Design and Optimization of Large‑Scale Log Systems for High‑Volume Data

Log data is one of the most common forms of massive data; during events such as Double‑11 sales, an e‑commerce platform can generate billions of log entries per hour, creating severe challenges for technical teams.

The article first introduces the baseline architecture of a log system, comparing simple master/slave setups with more complex scenarios where logs are collected, transmitted, filtered, transformed, stored, and visualized using the ELK stack (Elasticsearch, Beats, Logstash/Kibana).

It distinguishes three usage dimensions: real‑time (critical user‑facing services that must trigger immediate alerts), near‑real‑time (operations like hourly work‑hour reporting that tolerate short delays), and retrospective analysis (cross‑time‑dimensional comparison for root‑cause tracing).

Key components of the ELK‑based solution are:

Elasticsearch for centralized storage and search.

Beats (Filebeat, Topbeat) for lightweight log collection.

Plugin‑based input, output, and filter modules to support secure transmission.

Four optimization directions are proposed:

Basic optimization : memory allocation, garbage collection, caching, network compression, CPU multithreading, and disk fragmentation reduction.

Platform scaling : vertical scaling (adding memory/disk) and horizontal scaling (distributed clusters), plus adding or removing services based on usage.

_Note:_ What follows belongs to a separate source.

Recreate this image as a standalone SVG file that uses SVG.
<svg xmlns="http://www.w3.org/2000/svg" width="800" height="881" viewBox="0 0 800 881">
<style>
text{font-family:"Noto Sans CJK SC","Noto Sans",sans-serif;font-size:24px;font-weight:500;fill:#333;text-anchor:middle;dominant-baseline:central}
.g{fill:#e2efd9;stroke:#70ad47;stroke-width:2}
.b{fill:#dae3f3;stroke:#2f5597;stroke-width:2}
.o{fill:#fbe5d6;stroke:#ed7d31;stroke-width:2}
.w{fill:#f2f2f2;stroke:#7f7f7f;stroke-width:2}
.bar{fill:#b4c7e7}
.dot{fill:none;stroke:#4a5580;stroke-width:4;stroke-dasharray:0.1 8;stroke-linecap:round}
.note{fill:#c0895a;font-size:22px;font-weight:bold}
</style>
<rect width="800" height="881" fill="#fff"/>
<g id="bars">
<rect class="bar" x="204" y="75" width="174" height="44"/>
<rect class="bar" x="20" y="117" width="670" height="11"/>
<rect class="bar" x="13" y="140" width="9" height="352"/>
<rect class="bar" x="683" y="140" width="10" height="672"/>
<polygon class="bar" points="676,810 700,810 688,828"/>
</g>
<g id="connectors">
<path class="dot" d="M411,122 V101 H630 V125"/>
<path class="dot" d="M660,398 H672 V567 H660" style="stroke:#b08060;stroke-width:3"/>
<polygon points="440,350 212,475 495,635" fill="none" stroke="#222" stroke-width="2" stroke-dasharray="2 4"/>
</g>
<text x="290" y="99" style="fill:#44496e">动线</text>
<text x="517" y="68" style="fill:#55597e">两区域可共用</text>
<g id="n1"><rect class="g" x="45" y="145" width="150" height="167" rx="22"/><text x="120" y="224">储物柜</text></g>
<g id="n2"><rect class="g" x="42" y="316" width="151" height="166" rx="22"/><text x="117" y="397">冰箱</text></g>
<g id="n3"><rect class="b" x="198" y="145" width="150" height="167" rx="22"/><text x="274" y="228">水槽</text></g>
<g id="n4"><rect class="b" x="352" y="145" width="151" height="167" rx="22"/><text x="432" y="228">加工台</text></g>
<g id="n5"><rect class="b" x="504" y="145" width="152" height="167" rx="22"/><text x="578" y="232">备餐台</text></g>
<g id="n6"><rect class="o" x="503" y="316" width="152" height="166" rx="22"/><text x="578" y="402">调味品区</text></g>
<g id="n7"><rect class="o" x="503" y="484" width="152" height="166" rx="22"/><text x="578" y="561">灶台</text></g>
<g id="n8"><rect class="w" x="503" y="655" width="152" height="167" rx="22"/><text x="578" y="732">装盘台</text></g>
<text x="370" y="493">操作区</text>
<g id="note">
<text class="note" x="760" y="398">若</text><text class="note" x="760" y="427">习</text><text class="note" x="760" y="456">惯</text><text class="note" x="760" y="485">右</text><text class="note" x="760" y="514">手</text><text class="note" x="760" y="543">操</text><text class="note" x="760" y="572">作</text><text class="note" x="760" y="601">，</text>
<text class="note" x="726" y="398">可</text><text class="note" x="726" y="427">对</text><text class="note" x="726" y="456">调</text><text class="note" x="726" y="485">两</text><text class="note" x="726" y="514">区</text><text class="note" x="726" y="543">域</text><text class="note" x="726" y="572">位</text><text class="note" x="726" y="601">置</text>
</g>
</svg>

Data partitioning : classifying logs by level (error, info, debug), handling hot‑spot periods separately, and applying delayed computation and file splitting.

System degradation : defining fallback strategies to disable non‑essential functions during overload.

Practical improvements include:

Increasing per‑core throughput from ~3 k to 15–18 k logs per second.

Reducing server resource consumption and extending log retention beyond the original 7‑day limit.

Minimizing ES protection triggers by off‑loading data streams.

Additional sections cover log formats (UUID, timestamp, host), various ingestion tools (Rsyslog, Kafka, Fluentd), and deployment patterns ranging from simple file‑based storage to full ELK pipelines with HBase integration.

The author, a seasoned big‑data architect, concludes with best‑practice recommendations for building efficient, low‑overhead log pipelines that balance real‑time monitoring, storage cost, and analytical capability.